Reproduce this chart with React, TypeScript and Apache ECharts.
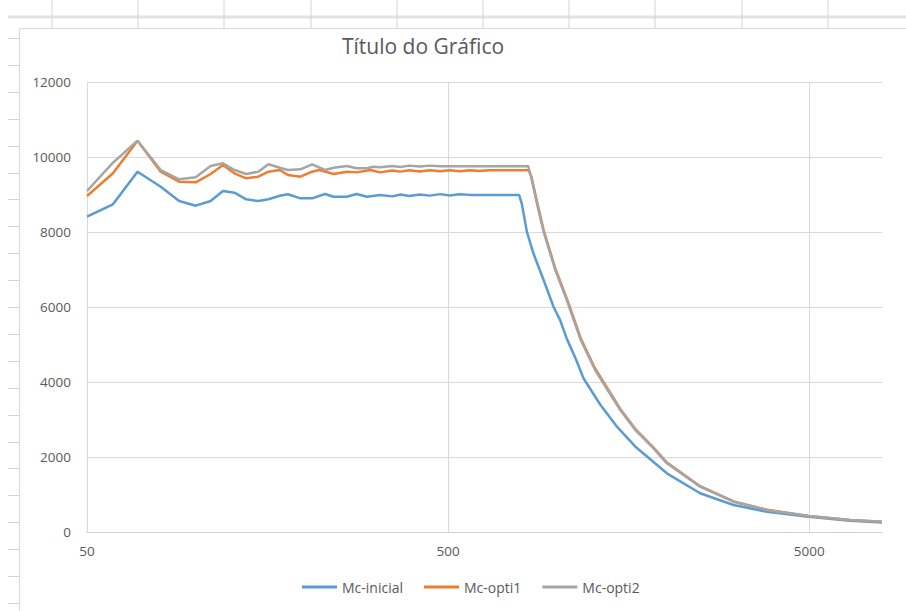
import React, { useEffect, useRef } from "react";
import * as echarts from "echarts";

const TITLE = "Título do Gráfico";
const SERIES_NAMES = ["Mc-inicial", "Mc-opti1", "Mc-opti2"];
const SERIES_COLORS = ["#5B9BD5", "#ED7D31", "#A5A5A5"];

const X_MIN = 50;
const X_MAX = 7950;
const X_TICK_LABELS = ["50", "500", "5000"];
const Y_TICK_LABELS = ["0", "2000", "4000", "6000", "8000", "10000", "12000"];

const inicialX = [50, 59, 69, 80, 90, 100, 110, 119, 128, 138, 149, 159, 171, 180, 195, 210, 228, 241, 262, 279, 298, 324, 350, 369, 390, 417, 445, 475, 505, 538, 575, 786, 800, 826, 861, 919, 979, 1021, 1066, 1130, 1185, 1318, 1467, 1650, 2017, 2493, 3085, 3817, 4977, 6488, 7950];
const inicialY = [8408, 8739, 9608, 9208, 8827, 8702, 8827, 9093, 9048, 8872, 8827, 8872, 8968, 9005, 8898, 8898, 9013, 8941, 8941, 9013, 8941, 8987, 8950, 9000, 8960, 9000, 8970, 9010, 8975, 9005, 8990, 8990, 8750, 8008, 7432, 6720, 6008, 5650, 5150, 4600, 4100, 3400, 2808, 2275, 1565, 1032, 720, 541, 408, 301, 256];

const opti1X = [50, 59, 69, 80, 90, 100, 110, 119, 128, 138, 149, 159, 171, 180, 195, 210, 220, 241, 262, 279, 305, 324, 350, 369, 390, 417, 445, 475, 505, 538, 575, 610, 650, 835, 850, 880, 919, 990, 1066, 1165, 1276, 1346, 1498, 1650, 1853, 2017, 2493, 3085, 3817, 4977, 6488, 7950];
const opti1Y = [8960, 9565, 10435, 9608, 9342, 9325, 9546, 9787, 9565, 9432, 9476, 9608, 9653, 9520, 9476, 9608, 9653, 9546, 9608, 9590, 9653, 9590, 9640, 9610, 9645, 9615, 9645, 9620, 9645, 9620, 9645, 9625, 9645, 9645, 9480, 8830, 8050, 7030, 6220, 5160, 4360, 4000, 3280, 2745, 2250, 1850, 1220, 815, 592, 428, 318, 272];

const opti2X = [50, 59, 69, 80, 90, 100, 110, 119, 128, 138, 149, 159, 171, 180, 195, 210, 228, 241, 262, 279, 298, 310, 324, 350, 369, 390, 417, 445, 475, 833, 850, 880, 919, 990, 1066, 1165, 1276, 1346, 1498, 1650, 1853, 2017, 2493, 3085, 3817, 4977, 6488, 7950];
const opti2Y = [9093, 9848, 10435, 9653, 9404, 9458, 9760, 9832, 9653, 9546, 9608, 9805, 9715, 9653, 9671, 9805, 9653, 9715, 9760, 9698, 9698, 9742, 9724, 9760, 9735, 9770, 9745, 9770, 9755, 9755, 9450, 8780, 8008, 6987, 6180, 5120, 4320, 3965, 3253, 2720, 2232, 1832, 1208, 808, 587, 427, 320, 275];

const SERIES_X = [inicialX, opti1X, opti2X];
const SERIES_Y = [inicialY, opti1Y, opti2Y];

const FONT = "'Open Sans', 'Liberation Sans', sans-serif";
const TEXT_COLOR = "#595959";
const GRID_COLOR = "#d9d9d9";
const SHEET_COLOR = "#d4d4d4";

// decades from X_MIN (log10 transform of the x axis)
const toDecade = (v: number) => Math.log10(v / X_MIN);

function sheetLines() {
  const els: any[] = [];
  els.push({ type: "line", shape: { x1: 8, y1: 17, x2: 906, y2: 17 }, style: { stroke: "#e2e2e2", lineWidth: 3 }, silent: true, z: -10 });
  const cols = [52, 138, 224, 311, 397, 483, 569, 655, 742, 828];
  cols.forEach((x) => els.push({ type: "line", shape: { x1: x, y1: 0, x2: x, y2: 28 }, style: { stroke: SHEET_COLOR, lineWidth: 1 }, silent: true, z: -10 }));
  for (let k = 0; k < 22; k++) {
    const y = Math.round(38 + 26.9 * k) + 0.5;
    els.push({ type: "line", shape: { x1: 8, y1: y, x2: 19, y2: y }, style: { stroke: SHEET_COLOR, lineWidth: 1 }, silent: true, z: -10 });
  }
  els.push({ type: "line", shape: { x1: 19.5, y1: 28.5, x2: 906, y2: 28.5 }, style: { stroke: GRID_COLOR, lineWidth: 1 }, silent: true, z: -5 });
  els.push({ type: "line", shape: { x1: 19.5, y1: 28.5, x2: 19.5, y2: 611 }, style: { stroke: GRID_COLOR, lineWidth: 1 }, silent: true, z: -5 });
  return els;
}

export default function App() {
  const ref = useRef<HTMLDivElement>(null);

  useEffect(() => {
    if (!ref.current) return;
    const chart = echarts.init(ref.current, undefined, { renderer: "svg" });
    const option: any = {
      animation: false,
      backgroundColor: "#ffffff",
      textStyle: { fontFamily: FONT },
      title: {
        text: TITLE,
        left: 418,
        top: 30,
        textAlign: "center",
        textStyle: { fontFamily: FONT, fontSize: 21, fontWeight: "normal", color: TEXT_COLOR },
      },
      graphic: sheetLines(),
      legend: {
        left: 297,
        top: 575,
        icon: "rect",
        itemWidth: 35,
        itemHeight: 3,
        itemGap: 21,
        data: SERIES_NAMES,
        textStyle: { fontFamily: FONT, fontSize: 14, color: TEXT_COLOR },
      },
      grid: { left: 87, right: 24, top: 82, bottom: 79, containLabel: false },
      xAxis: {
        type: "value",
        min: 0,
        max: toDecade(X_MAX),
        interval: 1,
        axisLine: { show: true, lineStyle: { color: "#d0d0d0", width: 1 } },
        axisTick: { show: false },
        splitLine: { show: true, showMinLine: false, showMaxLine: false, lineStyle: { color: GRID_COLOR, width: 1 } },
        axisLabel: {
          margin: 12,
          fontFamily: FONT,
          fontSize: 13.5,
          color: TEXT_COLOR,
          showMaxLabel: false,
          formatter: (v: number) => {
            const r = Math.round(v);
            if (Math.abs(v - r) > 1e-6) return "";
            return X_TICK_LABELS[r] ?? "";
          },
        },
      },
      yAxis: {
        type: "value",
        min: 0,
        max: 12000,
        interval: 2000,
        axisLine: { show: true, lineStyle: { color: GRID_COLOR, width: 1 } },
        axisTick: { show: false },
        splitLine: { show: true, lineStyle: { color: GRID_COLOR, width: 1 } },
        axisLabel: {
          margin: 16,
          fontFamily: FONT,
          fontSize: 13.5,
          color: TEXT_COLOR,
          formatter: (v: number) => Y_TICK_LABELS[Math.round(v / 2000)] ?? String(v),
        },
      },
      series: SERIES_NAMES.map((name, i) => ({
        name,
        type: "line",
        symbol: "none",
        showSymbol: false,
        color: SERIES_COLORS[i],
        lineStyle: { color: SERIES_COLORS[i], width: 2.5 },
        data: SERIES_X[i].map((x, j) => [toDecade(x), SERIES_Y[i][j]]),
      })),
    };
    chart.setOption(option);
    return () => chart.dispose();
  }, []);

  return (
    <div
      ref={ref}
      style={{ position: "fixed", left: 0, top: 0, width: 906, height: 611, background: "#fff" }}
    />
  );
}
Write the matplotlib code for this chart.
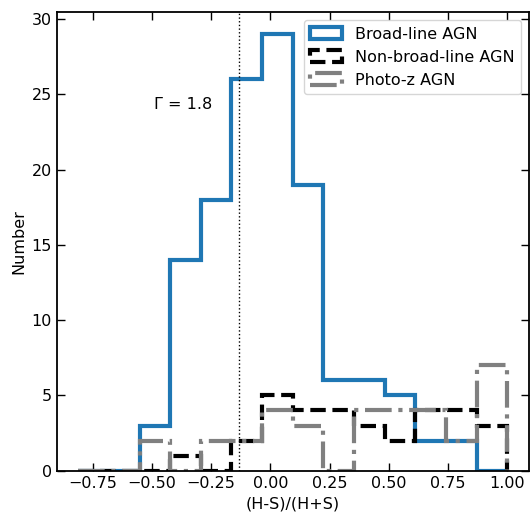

* _Task statement_
The records above should be reproduced exactly, with no pictures included.

* _The completed task_
Reproduce this chart with React, TypeScript and Apache ECharts.
import React, { useEffect, useRef } from "react";
import * as echarts from "echarts";

const TITLE = "Título do Gráfico";
const SERIES_NAMES = ["Mc-inicial", "Mc-opti1", "Mc-opti2"];
const SERIES_COLORS = ["#5B9BD5", "#ED7D31", "#A5A5A5"];

const X_MIN = 50;
const X_MAX = 7950;
const X_TICK_LABELS = ["50", "500", "5000"];
const Y_TICK_LABELS = ["0", "2000", "4000", "6000", "8000", "10000", "12000"];

const inicialX = [50, 59, 69, 80, 90, 100, 110, 119, 128, 138, 149, 159, 171, 180, 195, 210, 228, 241, 262, 279, 298, 324, 350, 369, 390, 417, 445, 475, 505, 538, 575, 786, 800, 826, 861, 919, 979, 1021, 1066, 1130, 1185, 1318, 1467, 1650, 2017, 2493, 3085, 3817, 4977, 6488, 7950];
const inicialY = [8408, 8739, 9608, 9208, 8827, 8702, 8827, 9093, 9048, 8872, 8827, 8872, 8968, 9005, 8898, 8898, 9013, 8941, 8941, 9013, 8941, 8987, 8950, 9000, 8960, 9000, 8970, 9010, 8975, 9005, 8990, 8990, 8750, 8008, 7432, 6720, 6008, 5650, 5150, 4600, 4100, 3400, 2808, 2275, 1565, 1032, 720, 541, 408, 301, 256];

const opti1X = [50, 59, 69, 80, 90, 100, 110, 119, 128, 138, 149, 159, 171, 180, 195, 210, 220, 241, 262, 279, 305, 324, 350, 369, 390, 417, 445, 475, 505, 538, 575, 610, 650, 835, 850, 880, 919, 990, 1066, 1165, 1276, 1346, 1498, 1650, 1853, 2017, 2493, 3085, 3817, 4977, 6488, 7950];
const opti1Y = [8960, 9565, 10435, 9608, 9342, 9325, 9546, 9787, 9565, 9432, 9476, 9608, 9653, 9520, 9476, 9608, 9653, 9546, 9608, 9590, 9653, 9590, 9640, 9610, 9645, 9615, 9645, 9620, 9645, 9620, 9645, 9625, 9645, 9645, 9480, 8830, 8050, 7030, 6220, 5160, 4360, 4000, 3280, 2745, 2250, 1850, 1220, 815, 592, 428, 318, 272];

const opti2X = [50, 59, 69, 80, 90, 100, 110, 119, 128, 138, 149, 159, 171, 180, 195, 210, 228, 241, 262, 279, 298, 310, 324, 350, 369, 390, 417, 445, 475, 833, 850, 880, 919, 990, 1066, 1165, 1276, 1346, 1498, 1650, 1853, 2017, 2493, 3085, 3817, 4977, 6488, 7950];
const opti2Y = [9093, 9848, 10435, 9653, 9404, 9458, 9760, 9832, 9653, 9546, 9608, 9805, 9715, 9653, 9671, 9805, 9653, 9715, 9760, 9698, 9698, 9742, 9724, 9760, 9735, 9770, 9745, 9770, 9755, 9755, 9450, 8780, 8008, 6987, 6180, 5120, 4320, 3965, 3253, 2720, 2232, 1832, 1208, 808, 587, 427, 320, 275];

const SERIES_X = [inicialX, opti1X, opti2X];
const SERIES_Y = [inicialY, opti1Y, opti2Y];

const FONT = "'Open Sans', 'Liberation Sans', sans-serif";
const TEXT_COLOR = "#595959";
const GRID_COLOR = "#d9d9d9";
const SHEET_COLOR = "#d4d4d4";

// decades from X_MIN (log10 transform of the x axis)
const toDecade = (v: number) => Math.log10(v / X_MIN);

function sheetLines() {
  const els: any[] = [];
  els.push({ type: "line", shape: { x1: 8, y1: 17, x2: 906, y2: 17 }, style: { stroke: "#e2e2e2", lineWidth: 3 }, silent: true, z: -10 });
  const cols = [52, 138, 224, 311, 397, 483, 569, 655, 742, 828];
  cols.forEach((x) => els.push({ type: "line", shape: { x1: x, y1: 0, x2: x, y2: 28 }, style: { stroke: SHEET_COLOR, lineWidth: 1 }, silent: true, z: -10 }));
  for (let k = 0; k < 22; k++) {
    const y = Math.round(38 + 26.9 * k) + 0.5;
    els.push({ type: "line", shape: { x1: 8, y1: y, x2: 19, y2: y }, style: { stroke: SHEET_COLOR, lineWidth: 1 }, silent: true, z: -10 });
  }
  els.push({ type: "line", shape: { x1: 19.5, y1: 28.5, x2: 906, y2: 28.5 }, style: { stroke: GRID_COLOR, lineWidth: 1 }, silent: true, z: -5 });
  els.push({ type: "line", shape: { x1: 19.5, y1: 28.5, x2: 19.5, y2: 611 }, style: { stroke: GRID_COLOR, lineWidth: 1 }, silent: true, z: -5 });
  return els;
}

export default function App() {
  const ref = useRef<HTMLDivElement>(null);

  useEffect(() => {
    if (!ref.current) return;
    const chart = echarts.init(ref.current, undefined, { renderer: "svg" });
    const option: any = {
      animation: false,
      backgroundColor: "#ffffff",
      textStyle: { fontFamily: FONT },
      title: {
        text: TITLE,
        left: 418,
        top: 30,
        textAlign: "center",
        textStyle: { fontFamily: FONT, fontSize: 21, fontWeight: "normal", color: TEXT_COLOR },
      },
      graphic: sheetLines(),
      legend: {
        left: 297,
        top: 575,
        icon: "rect",
        itemWidth: 35,
        itemHeight: 3,
        itemGap: 21,
        data: SERIES_NAMES,
        textStyle: { fontFamily: FONT, fontSize: 14, color: TEXT_COLOR },
      },
      grid: { left: 87, right: 24, top: 82, bottom: 79, containLabel: false },
      xAxis: {
        type: "value",
        min: 0,
        max: toDecade(X_MAX),
        interval: 1,
        axisLine: { show: true, lineStyle: { color: "#d0d0d0", width: 1 } },
        axisTick: { show: false },
        splitLine: { show: true, showMinLine: false, showMaxLine: false, lineStyle: { color: GRID_COLOR, width: 1 } },
        axisLabel: {
          margin: 12,
          fontFamily: FONT,
          fontSize: 13.5,
          color: TEXT_COLOR,
          showMaxLabel: false,
          formatter: (v: number) => {
            const r = Math.round(v);
            if (Math.abs(v - r) > 1e-6) return "";
            return X_TICK_LABELS[r] ?? "";
          },
        },
      },
      yAxis: {
        type: "value",
        min: 0,
        max: 12000,
        interval: 2000,
        axisLine: { show: true, lineStyle: { color: GRID_COLOR, width: 1 } },
        axisTick: { show: false },
        splitLine: { show: true, lineStyle: { color: GRID_COLOR, width: 1 } },
        axisLabel: {
          margin: 16,
          fontFamily: FONT,
          fontSize: 13.5,
          color: TEXT_COLOR,
          formatter: (v: number) => Y_TICK_LABELS[Math.round(v / 2000)] ?? String(v),
        },
      },
      series: SERIES_NAMES.map((name, i) => ({
        name,
        type: "line",
        symbol: "none",
        showSymbol: false,
        color: SERIES_COLORS[i],
        lineStyle: { color: SERIES_COLORS[i], width: 2.5 },
        data: SERIES_X[i].map((x, j) => [toDecade(x), SERIES_Y[i][j]]),
      })),
    };
    chart.setOption(option);
    return () => chart.dispose();
  }, []);

  return (
    <div
      ref={ref}
      style={{ position: "fixed", left: 0, top: 0, width: 906, height: 611, background: "#fff" }}
    />
  );
}
Write the matplotlib code for this chart.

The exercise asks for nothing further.